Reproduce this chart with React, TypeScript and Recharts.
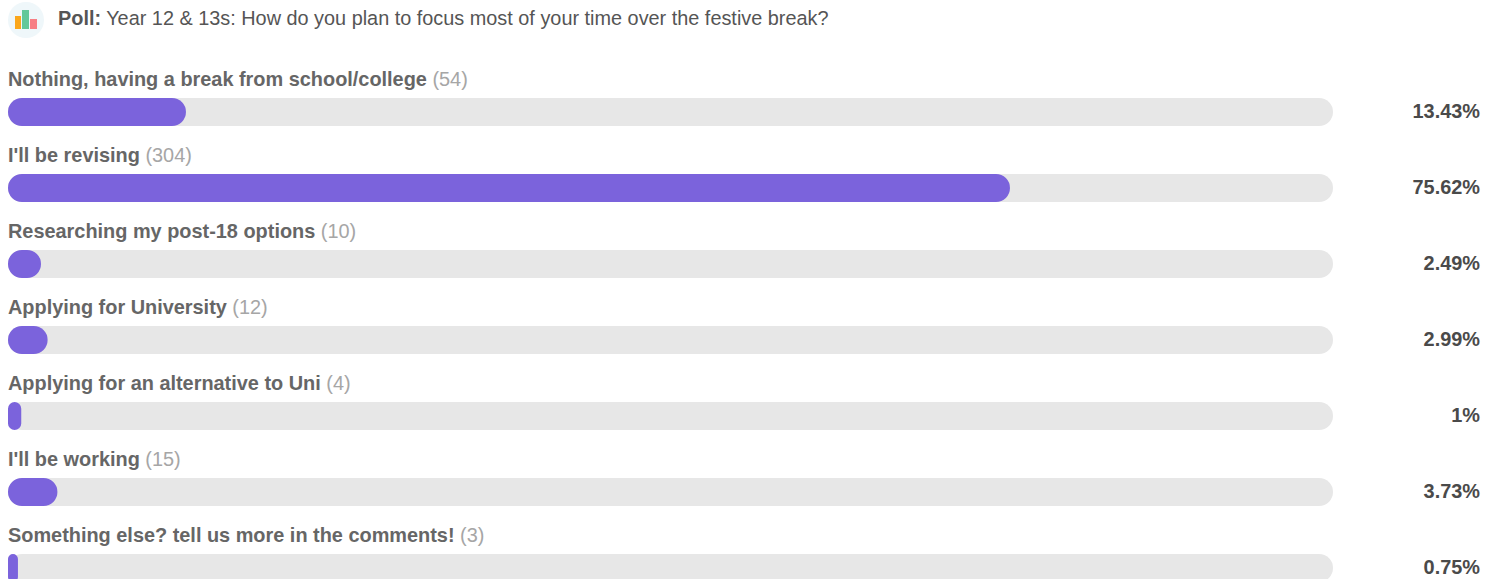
import { BarChart, Bar, XAxis, YAxis, LabelList } from "recharts";

const options = [
  "Nothing, having a break from school/college",
  "I'll be revising",
  "Researching my post-18 options",
  "Applying for University",
  "Applying for an alternative to Uni",
  "I'll be working",
  "Something else? tell us more in the comments!",
];
const votes = [54, 304, 10, 12, 4, 15, 3];
const percents = [13.43, 75.62, 2.49, 2.99, 1, 3.73, 0.75];

const rows = options.map((name, i) => ({ name, votes: votes[i], percent: percents[i] }));

const FONT = "'Liberation Sans', Arial, sans-serif";

// option name + vote count sits above the track, percentage out to the right
function RowLabels(props: any) {
  const { y, index } = props;
  const row = rows[index];
  return (
    <g fontFamily={FONT} fontSize={19.9}>
      <text x={8} y={y - 12}>
        <tspan fill="#666666" fontWeight={700}>{row.name}</tspan>
        <tspan fill="#a6a6a6"> ({row.votes})</tspan>
      </text>
      <text x={1480} y={y + 20} textAnchor="end" fill="#4a4a4a" fontWeight={700}>
        {row.percent}%
      </text>
    </g>
  );
}

function PollIcon() {
  return (
    <svg width={38} height={38} style={{ position: "absolute", left: 7, top: 1 }}>
      <circle cx={19} cy={19} r={18} fill="#eff7fa" />
      <rect x={8} y={15} width={6} height={13} fill="#fba71b" />
      <rect x={15} y={9} width={7} height={19} fill="#62c89a" />
      <rect x={23} y={18} width={7} height={10} fill="#f77f85" />
    </svg>
  );
}

export default function App() {
  return (
    <div style={{ position: "absolute", left: 0, top: 0, width: 1506, height: 579, overflow: "hidden", background: "#fff" }}>
      <PollIcon />
      <div style={{ position: "absolute", left: 58, top: 7, fontFamily: FONT, fontSize: 19.87, color: "#555", whiteSpace: "nowrap" }}>
        <b>Poll:</b> Year 12 &amp; 13s: How do you plan to focus most of your time over the festive break?
      </div>
      <BarChart
        width={1506}
        height={640}
        layout="vertical"
        data={rows}
        margin={{ top: 74, right: 173, bottom: 34, left: 8 }}
        barSize={28}
      >
        <XAxis type="number" domain={[0, 100]} hide />
        <YAxis type="category" dataKey="name" hide />
        <Bar
          dataKey="percent"
          fill="#7b63dc"
          radius={14}
          background={{ fill: "#e7e7e7", radius: 14 }}
          isAnimationActive={false}
        >
          <LabelList dataKey="percent" content={<RowLabels />} />
        </Bar>
      </BarChart>
    </div>
  );
}
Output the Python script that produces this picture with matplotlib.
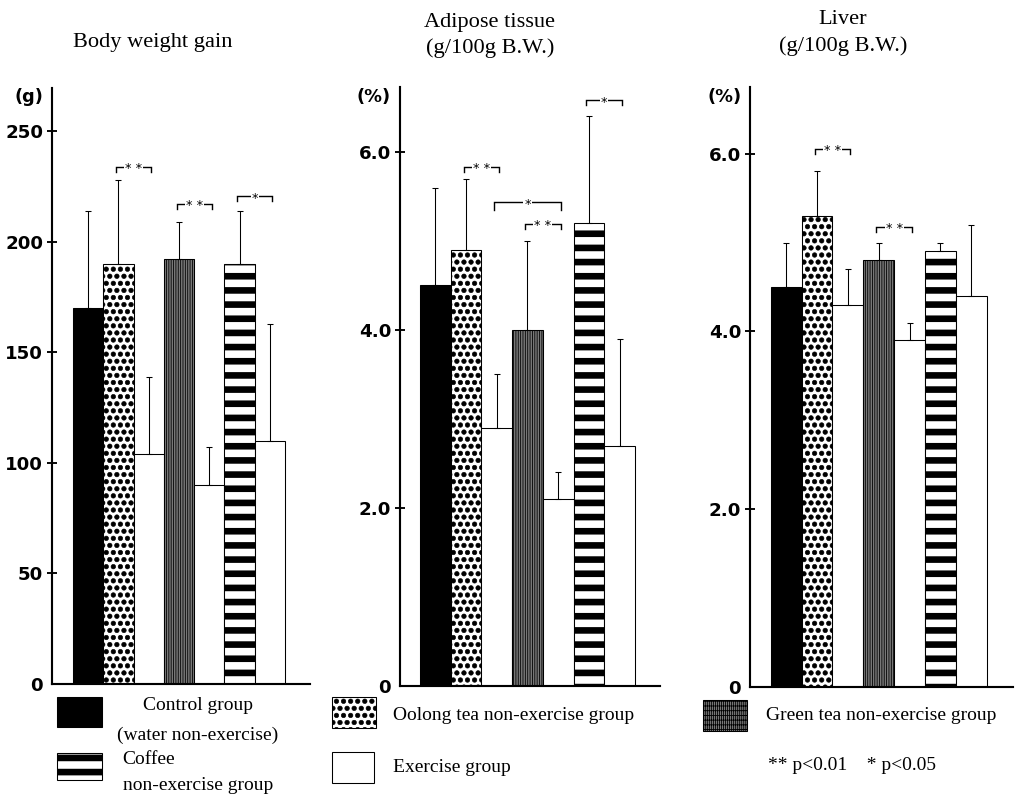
"""Body weight gain, adipose tissue and liver weight by drink / exercise group."""

import matplotlib

matplotlib.use("Agg")
import matplotlib.hatch as mhatch
import matplotlib.pyplot as plt
from matplotlib.patches import Rectangle

W, H, DPI = 1016, 798, 85

# bigger filled dots for the oolong pattern
mhatch.SmallFilledCircles.size = 0.32

# bar order inside every panel
bar_kinds = ["control", "oolong", "exercise", "green", "exercise", "coffee", "exercise"]

bw_mean = [170, 190, 104, 192, 90, 190, 110]
bw_err = [44, 38, 35, 17, 17, 24, 53]
bw_sig = [(1, 2, 234, "* *"), (3, 4, 217, "* *"), (5, 6, 220.5, "*")]

fat_mean = [4.5, 4.9, 2.9, 4.0, 2.1, 5.2, 2.7]
fat_err = [1.1, 0.8, 0.6, 1.0, 0.3, 1.2, 1.2]
fat_sig = [(1, 2, 5.83, "* *"), (2, 4, 5.44, "*"), (3, 4, 5.19, "* *"), (5, 6, 6.58, "*")]

liver_mean = [4.5, 5.3, 4.3, 4.8, 3.9, 4.9, 4.4]
liver_err = [0.5, 0.5, 0.4, 0.2, 0.2, 0.1, 0.8]
liver_sig = [(1, 2, 6.05, "* *"), (3, 4, 5.18, "* *")]

bw_ticks = [0, 50, 100, 150, 200, 250]
bw_ticklabels = ["0", "50", "100", "150", "200", "250"]
pct_ticks = [0, 2.0, 4.0, 6.0]
pct_ticklabels = ["0", "2.0", "4.0", "6.0"]

STYLES = {
    "control": dict(facecolor="black", hatch=None, hlw=1.0),
    "oolong": dict(facecolor="white", hatch="..", hlw=0.5),
    "exercise": dict(facecolor="white", hatch=None, hlw=1.0),
    "green": dict(facecolor="#787878", hatch="||||||", hlw=0.7),
    "coffee": dict(facecolor="white", hatch="-", hlw=5.6),
}
GREEN_SWATCH_HATCH = "||||+++"

SERIF = "Liberation Serif"
SANS = "DejaVu Sans"


def set_hlw(patch, lw):
    if hasattr(patch, "set_hatch_linewidth"):
        patch.set_hatch_linewidth(lw)
    else:
        patch._hatch_linewidth = lw


def fx(px):
    return px / W


def fy(py):
    return 1 - py / H


def sig_bracket(ax, i, j, y, label, drop_px=5):
    y0, y1 = ax.get_ylim()
    dy = (y1 - y0) * drop_px / ax.bbox.height
    a, b = i - 0.08, j + 0.08
    ax.plot([a, a, b, b], [y - dy, y, y, y - dy], color="black", lw=1.2,
            solid_joinstyle="miter", zorder=4)
    ax.text((a + b) / 2, y - dy * 0.35, label, ha="center", va="center",
            fontsize=11, family=SANS, zorder=5,
            bbox=dict(fc="white", ec="none", pad=0.8))


def panel(fig, rect_px, xlim, ylim, means, errs, sigs, ticks, ticklabels):
    left, top, right, bottom = rect_px
    ax = fig.add_axes([fx(left), fy(bottom), (right - left) / W, (bottom - top) / H])
    xs = list(range(len(means)))
    for x, m, kind in zip(xs, means, bar_kinds):
        st = STYLES[kind]
        bar = ax.bar(x, m, width=1.0, facecolor=st["facecolor"], edgecolor="black",
                     linewidth=0.9, hatch=st["hatch"], zorder=2)[0]
        set_hlw(bar, st["hlw"])
    ax.errorbar(xs, means, yerr=[[0] * len(errs), errs], fmt="none", ecolor="black",
                elinewidth=0.9, capsize=2.6, capthick=0.9, zorder=3)
    ax.set_xlim(*xlim)
    ax.set_ylim(*ylim)
    ax.set_xticks([])
    ax.set_yticks(ticks)
    ax.set_yticklabels(ticklabels, fontweight="bold", family=SANS)
    ax.tick_params(axis="y", direction="inout", length=9, width=1.6,
                   labelsize=15.5, pad=3)
    ax.yaxis.get_major_ticks()[0].tick1line.set_visible(False)
    for s in ("top", "right"):
        ax.spines[s].set_visible(False)
    for s in ("left", "bottom"):
        ax.spines[s].set_linewidth(1.8)
    for i, j, y, lab in sigs:
        sig_bracket(ax, i, j, y, lab, drop_px=8 if j - i > 1 else 5)
    return ax


fig = plt.figure(figsize=(W / DPI, H / DPI), dpi=DPI)

panel(fig, (52, 88, 310, 684), (-1.193, 7.325), (0, 269.5),
      bw_mean, bw_err, bw_sig, bw_ticks, bw_ticklabels)
panel(fig, (400, 87, 660, 686), (-1.151, 7.314), (0, 6.73),
      fat_mean, fat_err, fat_sig, pct_ticks, pct_ticklabels)
panel(fig, (750, 87, 1013, 687), (-1.17, 7.35), (0, 6.75),
      liver_mean, liver_err, liver_sig, pct_ticks, pct_ticklabels)

# unit labels
for x, lab in [(29, "(g)"), (374, "(%)"), (725, "(%)")]:
    fig.text(fx(x), fy(97), lab, ha="center", va="center", fontsize=15,
             fontweight="bold", family=SANS)

# panel titles
title_kw = dict(ha="center", va="center", fontsize=19, family=SERIF)
fig.text(fx(153), fy(42), "Body weight gain", **title_kw)
fig.text(fx(490), fy(23), "Adipose tissue", **title_kw)
fig.text(fx(490), fy(48), "(g/100g B.W.)", **title_kw)
fig.text(fx(843), fy(19), "Liver", **title_kw)
fig.text(fx(843), fy(46), "(g/100g B.W.)", **title_kw)

# legend swatches and labels
legend_items = [
    ("control", (57, 697, 102, 727)),
    ("coffee", (57, 753, 102, 780)),
    ("oolong", (332, 697, 376, 728)),
    ("exercise", (332, 752, 374, 783)),
    ("green", (703, 700, 747, 731)),
]
for kind, (x0, y0, x1, y1) in legend_items:
    st = STYLES[kind]
    hatch = GREEN_SWATCH_HATCH if kind == "green" else st["hatch"]
    r = Rectangle((fx(x0), fy(y1)), (x1 - x0) / W, (y1 - y0) / H,
                  transform=fig.transFigure, facecolor=st["facecolor"],
                  edgecolor="black", linewidth=0.9, hatch=hatch)
    set_hlw(r, st["hlw"])
    fig.add_artist(r)

leg_kw = dict(va="center", fontsize=16.5, family=SERIF)
fig.text(fx(198), fy(706), "Control group", ha="center", **leg_kw)
fig.text(fx(198), fy(735), "(water non-exercise)", ha="center", **leg_kw)
fig.text(fx(122), fy(760), "Coffee", ha="left", **leg_kw)
fig.text(fx(123), fy(786), "non-exercise group", ha="left", **leg_kw)
fig.text(fx(393), fy(715), "Oolong tea non-exercise group", ha="left", **leg_kw)
fig.text(fx(393), fy(767), "Exercise group", ha="left", **leg_kw)
fig.text(fx(766), fy(716), "Green tea non-exercise group", ha="left", **leg_kw)
fig.text(fx(768), fy(766), "** p<0.01    * p<0.05", ha="left", **leg_kw)

fig.savefig("out.png", dpi=DPI)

__TASK STATEMENT__: Write out nothing but the lines from the start of the data through the line with "XAxis, YAxis, LabelList". Leave out the pictures.

__SOLUTION BELOW__:
Reproduce this chart with React, TypeScript and Recharts.
import { BarChart, Bar, XAxis, YAxis, LabelList } from "recharts";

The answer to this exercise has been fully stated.